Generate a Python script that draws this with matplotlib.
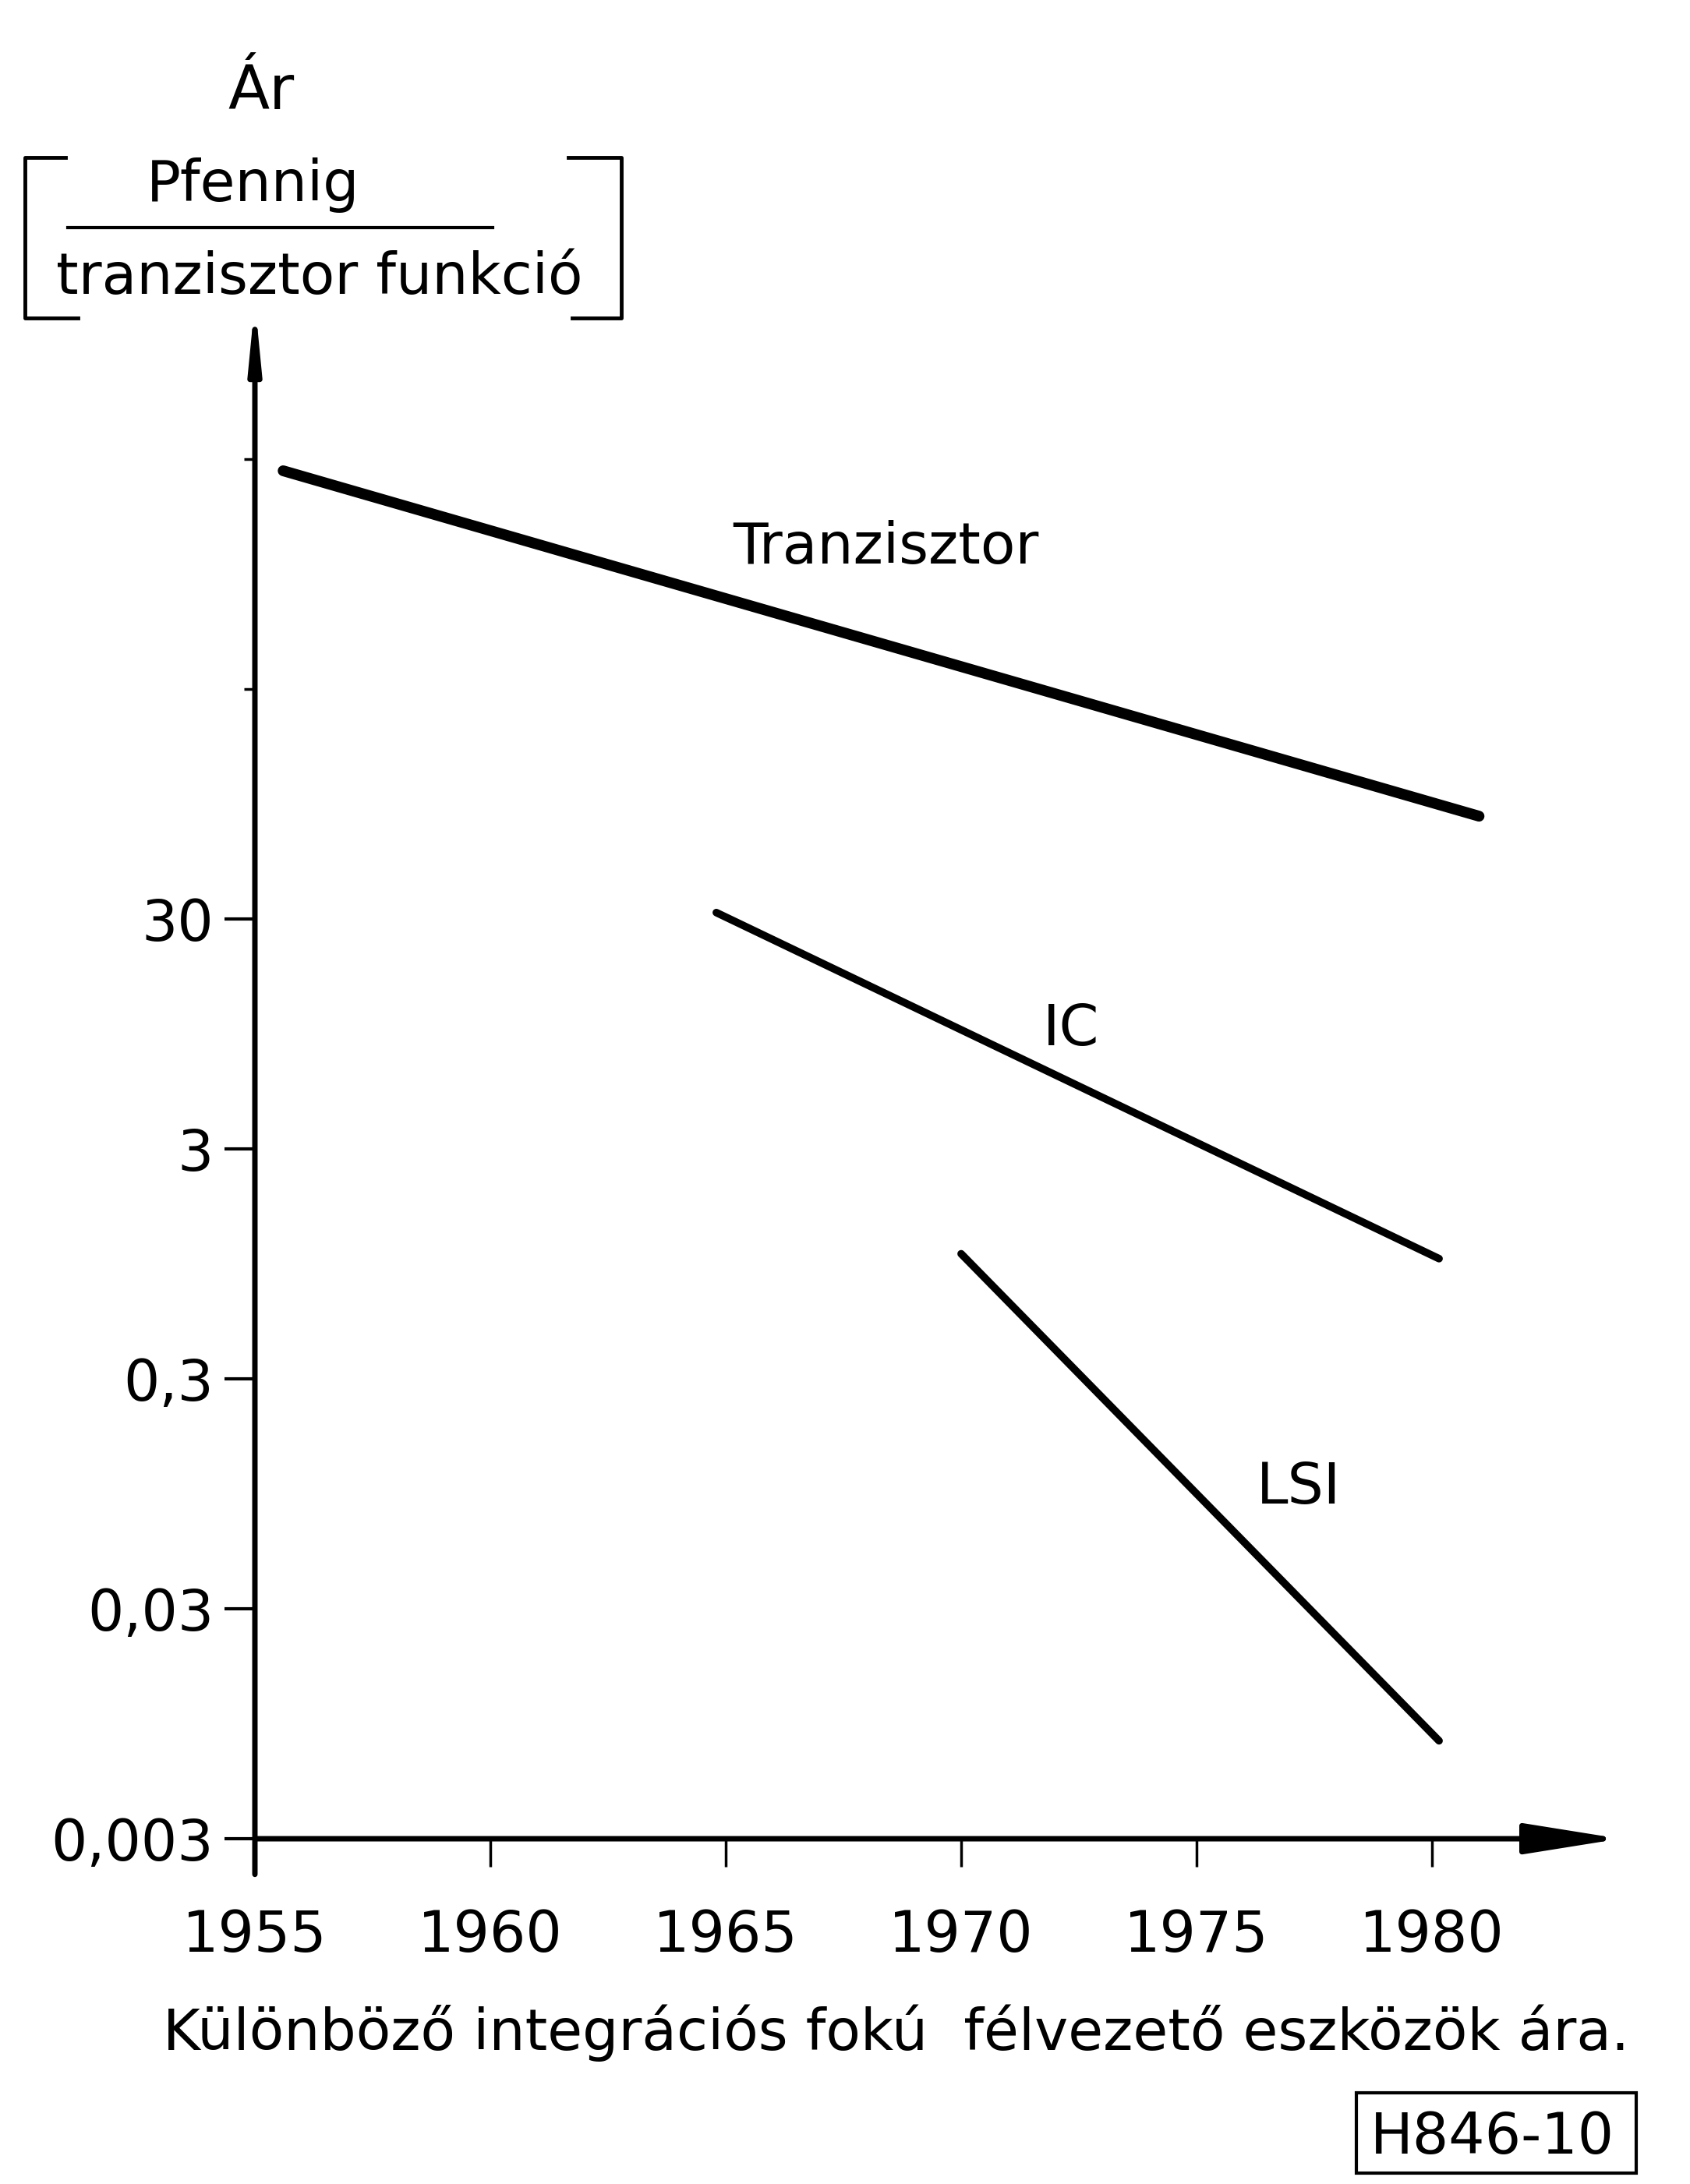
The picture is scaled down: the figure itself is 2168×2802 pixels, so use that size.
import matplotlib
matplotlib.use("Agg")
import matplotlib.pyplot as plt
from matplotlib.lines import Line2D
from matplotlib.patches import Rectangle
from matplotlib.ticker import FixedLocator, NullFormatter

# price per transistor function (Pfennig), straight lines on a log scale
tranzisztor_years = [1955.6, 1981.0]
tranzisztor_price = [2670, 84]
ic_years = [1964.8, 1980.15]
ic_price = [32, 1.0]
lsi_years = [1970.0, 1980.15]
lsi_price = [1.05, 0.008]

year_ticks = [1955, 1960, 1965, 1970, 1975, 1980]
price_ticks = [0.003, 0.03, 0.3, 3, 30]
price_tick_labels = ["0,003", "0,03", "0,3", "3", "30"]
extra_price_ticks = [300, 3000]

W, H = 2168, 2802
FONT = 52.5

plt.rcParams["font.family"] = ["DejaVu Sans"]

fig = plt.figure(figsize=(W / 100, H / 100), dpi=100)
fig.patch.set_facecolor("white")


def fx(px):
    return px / W


def fy(py):
    return 1 - py / H


ax = fig.add_axes([fx(327), fy(2411), 1812 / W, (2411 - 346) / H])
ax.set_yscale("log")
ax.set_xlim(1955, 1985)
ax.set_ylim(0.002, 20000)
ax.patch.set_alpha(0)

for name in ["top", "right", "left", "bottom"]:
    ax.spines[name].set_visible(False)
ax.spines["bottom"].set_position(("data", 0.003))

# axes drawn as arrows
ax.annotate("", xy=(1955, 14500), xytext=(1955, 0.0021),
            arrowprops=dict(arrowstyle="-|>,head_length=4.6,head_width=0.45",
                            mutation_scale=10, lw=5, color="black",
                            shrinkA=0, shrinkB=0),
            annotation_clip=False)
ax.annotate("", xy=(1984.0, 0.003), xytext=(1955, 0.003),
            arrowprops=dict(arrowstyle="-|>,head_length=7.5,head_width=1.2",
                            mutation_scale=10, lw=5, color="black",
                            shrinkA=0, shrinkB=0),
            annotation_clip=False)

ax.set_xticks(year_ticks)
ax.set_xticklabels([str(y) for y in year_ticks])
ax.tick_params(axis="x", direction="out", length=26, width=2.5,
               pad=38, labelsize=FONT)

ax.set_yticks(price_ticks)
ax.set_yticklabels(price_tick_labels)
ax.yaxis.set_minor_locator(FixedLocator(extra_price_ticks))
ax.yaxis.set_minor_formatter(NullFormatter())
ax.tick_params(axis="y", which="major", direction="out", length=28,
               width=3, pad=10, labelsize=FONT)
ax.tick_params(axis="y", which="minor", direction="out", length=10,
               width=2.5)

ax.plot(tranzisztor_years, tranzisztor_price, color="black", lw=10,
        solid_capstyle="round")
ax.plot(ic_years, ic_price, color="black", lw=7, solid_capstyle="round")
ax.plot(lsi_years, lsi_price, color="black", lw=7, solid_capstyle="round")

ax.text(1968.4, 1055, "Tranzisztor", fontsize=FONT, ha="center", va="baseline")
ax.text(1972.33, 8.5, "IC", fontsize=FONT, ha="center", va="baseline")
ax.text(1977.17, 0.086, "LSI", fontsize=FONT, ha="center", va="baseline")

# unit label above the y axis
fig.text(fx(335), fy(140), "Ár", fontsize=56, ha="center", va="baseline")
fig.text(fx(325), fy(258), "Pfennig", fontsize=FONT, ha="center", va="baseline")
fig.text(fx(410), fy(377), "tranzisztor funkció", fontsize=FONT,
         ha="center", va="baseline")
fig.add_artist(Line2D([fx(87), fx(632)], [fy(292), fy(292)], color="black",
                      lw=3, transform=fig.transFigure))
fig.add_artist(Line2D([fx(84), fx(32), fx(32), fx(100)],
                      [fy(202), fy(202), fy(408), fy(408)], color="black",
                      lw=3.5, transform=fig.transFigure))
fig.add_artist(Line2D([fx(729), fx(797), fx(797), fx(734)],
                      [fy(202), fy(202), fy(408), fy(408)], color="black",
                      lw=3.5, transform=fig.transFigure))

fig.text(fx(1150), fy(2630), "Különböző integrációs fokú  félvezető eszközök ára.",
         fontsize=FONT, ha="center", va="baseline")

fig.text(fx(1914), fy(2763), "H846-10", fontsize=FONT, ha="center", va="baseline")
fig.add_artist(Rectangle((fx(1740), fy(2788)), fx(2099) - fx(1740),
                         fy(2685) - fy(2788), fill=False, lw=3,
                         edgecolor="black", transform=fig.transFigure))

fig.savefig("out.png", dpi=100, facecolor="white")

- _STATED EXERCISE_: Omit every picture, then reproduce the rest of the listing exactly.

- _CORRECT OUTPUT_:
Generate a Python script that draws this with matplotlib.
The picture is scaled down: the figure itself is 2168×2802 pixels, so use that size.
import matplotlib
matplotlib.use("Agg")
import matplotlib.pyplot as plt
from matplotlib.lines import Line2D
from matplotlib.patches import Rectangle
from matplotlib.ticker import FixedLocator, NullFormatter

# price per transistor function (Pfennig), straight lines on a log scale
tranzisztor_years = [1955.6, 1981.0]
tranzisztor_price = [2670, 84]
ic_years = [1964.8, 1980.15]
ic_price = [32, 1.0]
lsi_years = [1970.0, 1980.15]
lsi_price = [1.05, 0.008]

year_ticks = [1955, 1960, 1965, 1970, 1975, 1980]
price_ticks = [0.003, 0.03, 0.3, 3, 30]
price_tick_labels = ["0,003", "0,03", "0,3", "3", "30"]
extra_price_ticks = [300, 3000]

W, H = 2168, 2802
FONT = 52.5

plt.rcParams["font.family"] = ["DejaVu Sans"]

fig = plt.figure(figsize=(W / 100, H / 100), dpi=100)
fig.patch.set_facecolor("white")


def fx(px):
    return px / W


def fy(py):
    return 1 - py / H


ax = fig.add_axes([fx(327), fy(2411), 1812 / W, (2411 - 346) / H])
ax.set_yscale("log")
ax.set_xlim(1955, 1985)
ax.set_ylim(0.002, 20000)
ax.patch.set_alpha(0)

for name in ["top", "right", "left", "bottom"]:
    ax.spines[name].set_visible(False)
ax.spines["bottom"].set_position(("data", 0.003))

# axes drawn as arrows
ax.annotate("", xy=(1955, 14500), xytext=(1955, 0.0021),
            arrowprops=dict(arrowstyle="-|>,head_length=4.6,head_width=0.45",
                            mutation_scale=10, lw=5, color="black",
                            shrinkA=0, shrinkB=0),
            annotation_clip=False)
ax.annotate("", xy=(1984.0, 0.003), xytext=(1955, 0.003),
            arrowprops=dict(arrowstyle="-|>,head_length=7.5,head_width=1.2",
                            mutation_scale=10, lw=5, color="black",
                            shrinkA=0, shrinkB=0),
            annotation_clip=False)

ax.set_xticks(year_ticks)
ax.set_xticklabels([str(y) for y in year_ticks])
ax.tick_params(axis="x", direction="out", length=26, width=2.5,
               pad=38, labelsize=FONT)

ax.set_yticks(price_ticks)
ax.set_yticklabels(price_tick_labels)
ax.yaxis.set_minor_locator(FixedLocator(extra_price_ticks))
ax.yaxis.set_minor_formatter(NullFormatter())
ax.tick_params(axis="y", which="major", direction="out", length=28,
               width=3, pad=10, labelsize=FONT)
ax.tick_params(axis="y", which="minor", direction="out", length=10,
               width=2.5)

ax.plot(tranzisztor_years, tranzisztor_price, color="black", lw=10,
        solid_capstyle="round")
ax.plot(ic_years, ic_price, color="black", lw=7, solid_capstyle="round")
ax.plot(lsi_years, lsi_price, color="black", lw=7, solid_capstyle="round")

ax.text(1968.4, 1055, "Tranzisztor", fontsize=FONT, ha="center", va="baseline")
ax.text(1972.33, 8.5, "IC", fontsize=FONT, ha="center", va="baseline")
ax.text(1977.17, 0.086, "LSI", fontsize=FONT, ha="center", va="baseline")

# unit label above the y axis
fig.text(fx(335), fy(140), "Ár", fontsize=56, ha="center", va="baseline")
fig.text(fx(325), fy(258), "Pfennig", fontsize=FONT, ha="center", va="baseline")
fig.text(fx(410), fy(377), "tranzisztor funkció", fontsize=FONT,
         ha="center", va="baseline")
fig.add_artist(Line2D([fx(87), fx(632)], [fy(292), fy(292)], color="black",
                      lw=3, transform=fig.transFigure))
fig.add_artist(Line2D([fx(84), fx(32), fx(32), fx(100)],
                      [fy(202), fy(202), fy(408), fy(408)], color="black",
                      lw=3.5, transform=fig.transFigure))
fig.add_artist(Line2D([fx(729), fx(797), fx(797), fx(734)],
                      [fy(202), fy(202), fy(408), fy(408)], color="black",
                      lw=3.5, transform=fig.transFigure))

fig.text(fx(1150), fy(2630), "Különböző integrációs fokú  félvezető eszközök ára.",
         fontsize=FONT, ha="center", va="baseline")

fig.text(fx(1914), fy(2763), "H846-10", fontsize=FONT, ha="center", va="baseline")
fig.add_artist(Rectangle((fx(1740), fy(2788)), fx(2099) - fx(1740),
                         fy(2685) - fy(2788), fill=False, lw=3,
                         edgecolor="black", transform=fig.transFigure))

fig.savefig("out.png", dpi=100, facecolor="white")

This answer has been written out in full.